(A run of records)
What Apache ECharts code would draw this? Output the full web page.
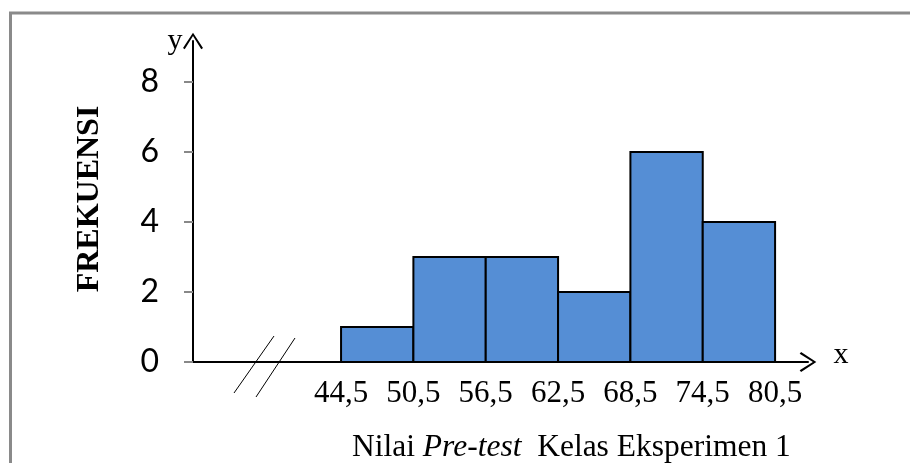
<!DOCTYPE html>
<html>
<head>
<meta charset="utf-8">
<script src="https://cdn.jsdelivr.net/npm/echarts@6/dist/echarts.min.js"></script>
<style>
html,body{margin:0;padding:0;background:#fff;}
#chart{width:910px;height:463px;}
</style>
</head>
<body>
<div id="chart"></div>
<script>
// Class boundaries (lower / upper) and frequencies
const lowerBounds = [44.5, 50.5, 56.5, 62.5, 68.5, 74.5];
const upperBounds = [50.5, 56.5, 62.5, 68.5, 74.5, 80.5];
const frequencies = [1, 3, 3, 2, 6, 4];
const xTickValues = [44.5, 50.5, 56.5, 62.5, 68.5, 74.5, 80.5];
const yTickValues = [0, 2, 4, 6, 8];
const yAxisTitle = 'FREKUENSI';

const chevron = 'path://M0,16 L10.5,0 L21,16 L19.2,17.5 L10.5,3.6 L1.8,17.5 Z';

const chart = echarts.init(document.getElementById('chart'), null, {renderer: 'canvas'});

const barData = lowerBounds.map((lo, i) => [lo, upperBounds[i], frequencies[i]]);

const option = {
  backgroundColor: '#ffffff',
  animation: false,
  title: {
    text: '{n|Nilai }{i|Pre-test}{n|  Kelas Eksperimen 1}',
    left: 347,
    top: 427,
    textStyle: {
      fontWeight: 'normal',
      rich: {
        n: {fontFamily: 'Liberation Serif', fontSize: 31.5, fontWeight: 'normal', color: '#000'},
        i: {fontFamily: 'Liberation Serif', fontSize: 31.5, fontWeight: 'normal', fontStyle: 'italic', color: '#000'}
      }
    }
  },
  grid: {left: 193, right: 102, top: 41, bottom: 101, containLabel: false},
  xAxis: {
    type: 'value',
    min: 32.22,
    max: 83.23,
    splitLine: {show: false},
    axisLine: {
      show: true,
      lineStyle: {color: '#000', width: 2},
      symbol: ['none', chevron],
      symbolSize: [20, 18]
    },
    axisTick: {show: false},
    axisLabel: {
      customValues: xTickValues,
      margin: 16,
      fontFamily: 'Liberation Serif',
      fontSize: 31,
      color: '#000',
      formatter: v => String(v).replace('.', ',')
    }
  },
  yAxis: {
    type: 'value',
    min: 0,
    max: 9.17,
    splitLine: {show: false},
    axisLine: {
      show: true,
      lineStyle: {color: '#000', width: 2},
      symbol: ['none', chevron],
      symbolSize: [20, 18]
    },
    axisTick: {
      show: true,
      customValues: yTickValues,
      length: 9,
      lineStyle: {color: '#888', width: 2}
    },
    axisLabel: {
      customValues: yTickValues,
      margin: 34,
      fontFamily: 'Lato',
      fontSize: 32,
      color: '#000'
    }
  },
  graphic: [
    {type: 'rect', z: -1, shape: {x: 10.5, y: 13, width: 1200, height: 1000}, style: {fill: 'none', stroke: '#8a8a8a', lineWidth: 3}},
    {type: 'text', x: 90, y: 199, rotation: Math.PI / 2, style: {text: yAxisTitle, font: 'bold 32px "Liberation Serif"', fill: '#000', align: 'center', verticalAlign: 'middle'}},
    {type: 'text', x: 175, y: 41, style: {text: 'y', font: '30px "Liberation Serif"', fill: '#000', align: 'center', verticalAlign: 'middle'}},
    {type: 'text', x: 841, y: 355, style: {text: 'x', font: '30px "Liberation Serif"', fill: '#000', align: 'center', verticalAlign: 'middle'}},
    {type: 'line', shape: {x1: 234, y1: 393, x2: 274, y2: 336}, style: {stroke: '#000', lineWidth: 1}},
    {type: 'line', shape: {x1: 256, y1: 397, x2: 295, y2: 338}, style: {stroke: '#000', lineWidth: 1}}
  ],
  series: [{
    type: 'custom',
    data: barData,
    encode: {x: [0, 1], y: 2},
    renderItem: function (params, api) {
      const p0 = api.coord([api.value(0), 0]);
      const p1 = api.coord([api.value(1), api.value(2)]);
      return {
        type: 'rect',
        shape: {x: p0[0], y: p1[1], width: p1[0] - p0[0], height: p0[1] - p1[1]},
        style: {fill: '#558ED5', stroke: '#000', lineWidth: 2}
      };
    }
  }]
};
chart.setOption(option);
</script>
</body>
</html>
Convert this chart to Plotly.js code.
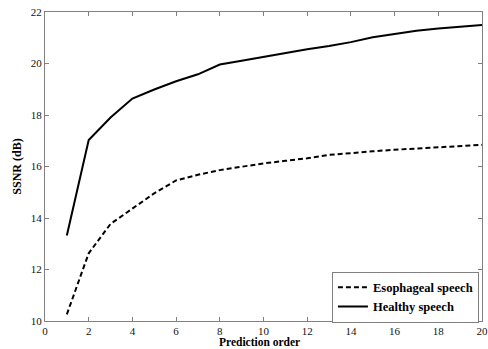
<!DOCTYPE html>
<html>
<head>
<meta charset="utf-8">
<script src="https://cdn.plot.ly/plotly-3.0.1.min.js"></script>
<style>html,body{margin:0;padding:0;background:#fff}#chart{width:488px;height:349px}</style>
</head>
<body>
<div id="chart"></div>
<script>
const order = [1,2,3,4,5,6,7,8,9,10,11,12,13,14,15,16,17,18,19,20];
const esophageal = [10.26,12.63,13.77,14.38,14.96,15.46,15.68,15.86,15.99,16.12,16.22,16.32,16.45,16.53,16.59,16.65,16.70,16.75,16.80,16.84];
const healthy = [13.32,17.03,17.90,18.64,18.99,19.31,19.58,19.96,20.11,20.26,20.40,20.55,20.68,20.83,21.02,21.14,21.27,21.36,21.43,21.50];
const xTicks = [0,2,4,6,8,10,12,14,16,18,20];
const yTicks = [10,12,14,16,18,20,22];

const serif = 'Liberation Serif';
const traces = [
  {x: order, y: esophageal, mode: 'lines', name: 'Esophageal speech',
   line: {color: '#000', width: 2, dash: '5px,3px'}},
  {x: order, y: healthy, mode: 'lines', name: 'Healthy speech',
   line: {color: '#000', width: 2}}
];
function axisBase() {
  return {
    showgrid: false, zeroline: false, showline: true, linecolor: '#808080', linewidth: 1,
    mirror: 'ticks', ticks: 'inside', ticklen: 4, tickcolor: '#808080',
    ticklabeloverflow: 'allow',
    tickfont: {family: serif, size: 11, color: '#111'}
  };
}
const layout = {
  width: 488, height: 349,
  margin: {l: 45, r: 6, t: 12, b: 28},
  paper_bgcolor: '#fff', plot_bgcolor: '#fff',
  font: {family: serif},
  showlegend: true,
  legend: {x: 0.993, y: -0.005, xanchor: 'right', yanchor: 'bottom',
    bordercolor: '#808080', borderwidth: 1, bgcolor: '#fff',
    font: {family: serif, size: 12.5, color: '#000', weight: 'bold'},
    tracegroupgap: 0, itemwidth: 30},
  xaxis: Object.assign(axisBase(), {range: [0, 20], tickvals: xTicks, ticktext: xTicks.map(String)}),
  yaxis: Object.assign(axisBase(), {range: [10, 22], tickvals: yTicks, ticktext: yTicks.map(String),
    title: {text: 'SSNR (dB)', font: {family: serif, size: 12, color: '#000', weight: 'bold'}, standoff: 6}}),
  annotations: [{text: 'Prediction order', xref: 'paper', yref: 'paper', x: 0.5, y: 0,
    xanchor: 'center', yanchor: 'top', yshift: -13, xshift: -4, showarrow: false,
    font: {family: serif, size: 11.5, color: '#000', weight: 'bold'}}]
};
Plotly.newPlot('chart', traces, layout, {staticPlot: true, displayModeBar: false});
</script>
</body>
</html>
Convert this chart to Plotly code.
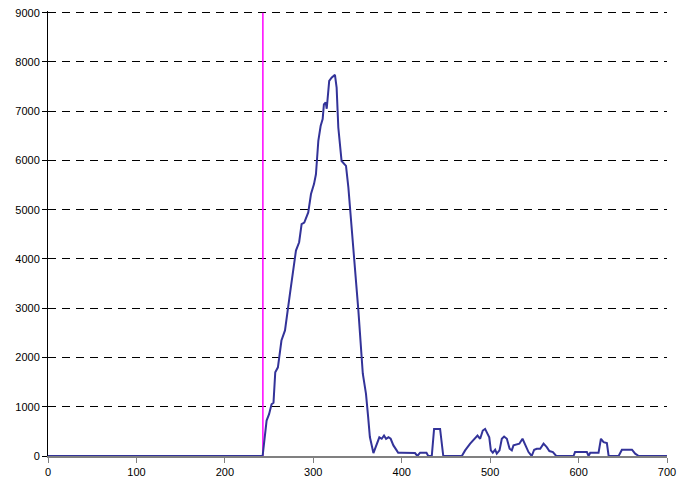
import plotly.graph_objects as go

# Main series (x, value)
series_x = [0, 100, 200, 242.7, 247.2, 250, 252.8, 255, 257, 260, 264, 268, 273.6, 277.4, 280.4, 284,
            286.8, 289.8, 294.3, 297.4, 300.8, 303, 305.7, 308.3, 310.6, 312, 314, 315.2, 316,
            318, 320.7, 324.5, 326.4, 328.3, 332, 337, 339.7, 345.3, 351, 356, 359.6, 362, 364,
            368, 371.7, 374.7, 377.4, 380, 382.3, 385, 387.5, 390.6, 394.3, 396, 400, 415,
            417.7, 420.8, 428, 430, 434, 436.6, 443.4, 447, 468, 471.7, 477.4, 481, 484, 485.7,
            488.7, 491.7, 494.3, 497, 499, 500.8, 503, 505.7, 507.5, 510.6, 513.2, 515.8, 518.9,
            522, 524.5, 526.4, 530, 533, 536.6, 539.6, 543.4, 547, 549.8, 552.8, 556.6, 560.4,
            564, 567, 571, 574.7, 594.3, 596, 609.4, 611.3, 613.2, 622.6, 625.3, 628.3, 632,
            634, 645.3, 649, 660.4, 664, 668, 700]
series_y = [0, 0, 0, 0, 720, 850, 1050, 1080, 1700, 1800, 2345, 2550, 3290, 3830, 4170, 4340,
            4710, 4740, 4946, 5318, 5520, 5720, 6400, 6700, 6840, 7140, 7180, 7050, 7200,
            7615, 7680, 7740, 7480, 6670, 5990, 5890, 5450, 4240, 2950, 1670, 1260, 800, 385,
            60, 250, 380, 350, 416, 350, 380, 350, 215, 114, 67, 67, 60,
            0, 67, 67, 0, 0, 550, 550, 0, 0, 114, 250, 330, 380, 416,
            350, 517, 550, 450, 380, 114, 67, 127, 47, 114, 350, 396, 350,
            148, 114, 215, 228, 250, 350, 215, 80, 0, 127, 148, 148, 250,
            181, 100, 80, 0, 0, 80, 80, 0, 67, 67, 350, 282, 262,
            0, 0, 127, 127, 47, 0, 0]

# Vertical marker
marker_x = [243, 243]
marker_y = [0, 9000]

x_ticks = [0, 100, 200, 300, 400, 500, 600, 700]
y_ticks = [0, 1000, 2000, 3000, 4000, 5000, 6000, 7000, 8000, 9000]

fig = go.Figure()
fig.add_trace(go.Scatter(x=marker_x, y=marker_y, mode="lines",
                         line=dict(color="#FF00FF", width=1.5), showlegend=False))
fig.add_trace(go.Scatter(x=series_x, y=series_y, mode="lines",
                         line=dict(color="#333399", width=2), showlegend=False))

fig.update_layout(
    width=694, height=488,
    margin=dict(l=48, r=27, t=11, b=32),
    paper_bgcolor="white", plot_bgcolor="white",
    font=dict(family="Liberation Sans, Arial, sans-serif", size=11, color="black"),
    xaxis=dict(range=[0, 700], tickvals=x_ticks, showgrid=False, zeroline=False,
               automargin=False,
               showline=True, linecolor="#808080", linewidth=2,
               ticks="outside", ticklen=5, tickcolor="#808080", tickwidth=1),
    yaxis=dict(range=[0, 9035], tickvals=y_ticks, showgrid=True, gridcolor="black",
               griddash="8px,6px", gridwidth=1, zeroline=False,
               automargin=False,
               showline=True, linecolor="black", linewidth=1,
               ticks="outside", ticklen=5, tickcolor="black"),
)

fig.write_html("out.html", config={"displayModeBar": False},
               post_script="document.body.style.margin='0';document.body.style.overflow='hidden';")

Exercise brief
Please restate the material above line by line, exactly, beginning at its first line and ending with the line that contains "const barData = lowerBounds.map((lo, i)", without any pictures.

Result
What Apache ECharts code would draw this? Output the full web page.
<!DOCTYPE html>
<html>
<head>
<meta charset="utf-8">
<script src="https://cdn.jsdelivr.net/npm/echarts@6/dist/echarts.min.js"></script>
<style>
html,body{margin:0;padding:0;background:#fff;}
#chart{width:910px;height:463px;}
</style>
</head>
<body>
<div id="chart"></div>
<script>
// Class boundaries (lower / upper) and frequencies
const lowerBounds = [44.5, 50.5, 56.5, 62.5, 68.5, 74.5];
const upperBounds = [50.5, 56.5, 62.5, 68.5, 74.5, 80.5];
const frequencies = [1, 3, 3, 2, 6, 4];
const xTickValues = [44.5, 50.5, 56.5, 62.5, 68.5, 74.5, 80.5];
const yTickValues = [0, 2, 4, 6, 8];
const yAxisTitle = 'FREKUENSI';

const chevron = 'path://M0,16 L10.5,0 L21,16 L19.2,17.5 L10.5,3.6 L1.8,17.5 Z';

const chart = echarts.init(document.getElementById('chart'), null, {renderer: 'canvas'});

const barData = lowerBounds.map((lo, i) => [lo, upperBounds[i], frequencies[i]]);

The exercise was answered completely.